Why 10.7 volt input at ‘71 Duster instrument panel?

Consider this... The starter gets its power through a large gauge wire with very little compenents and/or connections to lower the voltage to the starter. Everything else is supplied by a much smaller wire with a crowd of things in its path to degrade the current path. As soon as ignition switch goes to run position, some things begin drawing that voltage. So start at the beginning. Have a good 12 volts at both sides of bulkhead connector. With that you should have same 12 volts amp meter (across its shunt) and at every branch of black wires leaving a weld splice. One of those branches goes to ignition switch. See full 12 volts going into it the turn it to run to see what voltage loss happens at the blue and other wires coming away from that switch.
One thing to know about voltage paths and draws... There is a blue and a brown wire at ignition switch commonly known as start 1 and start 2. I can never recall which is which. Both connect to the ballast resistor. That resistor doesn't know or care which direction current flows through it. So with ignition switch in start position where on only one of the two should be hot, you will find lowered resistance voltage feeding back to the ignition switch on the other wire. Same in run position where only one should be hot in run, you will find resistance voltage feeding back to ignition switch on the other wire. This does not indicate a bad ignition switch. Many ignition switches have been replaced by owners who considered this back feed across ballast resistor to be a fault in ignition switch.
Factory service manuals with their wiring diagrams don't actually detail how current can travel connections to ballast resistor in both directions.
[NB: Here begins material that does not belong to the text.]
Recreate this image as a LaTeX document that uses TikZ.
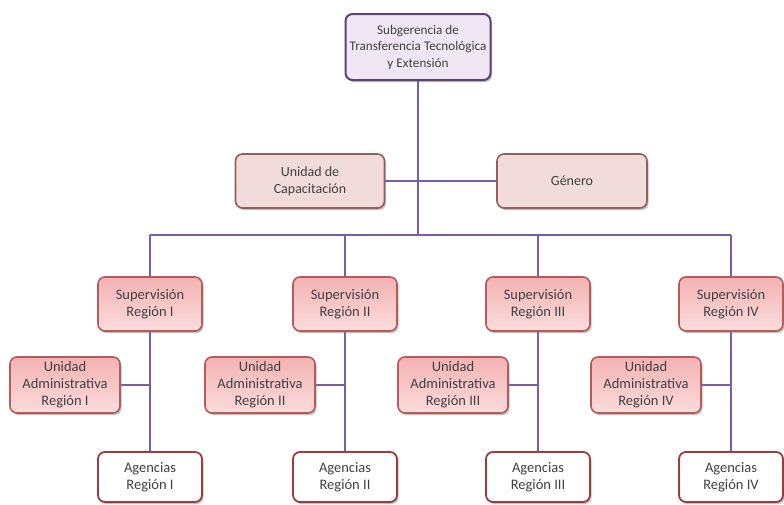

One more point to make, most instrument panels before 1972 had 2 of hot in run wires at their round harness connector. We know the blue one feeds nothing more than the gauge voltage limiter. The other (black maybe? I forget) feeds nothing more than the brake warning lamp in inst' panel and I forget where this wire originates. You might check voltage on that one also.
For 72 models they determined only 1 was required to power both features of the inst' panel so the blue one was omitted. Same wire that feeds brake warning lamp also feeds inst' voltage limiter via printed circuit board.
In my 67 model, I did add a relay mounted on the firewall to insure everything on the blue wire under the hood would get its full 12 volts without doing any diagnosis to prove the need for it.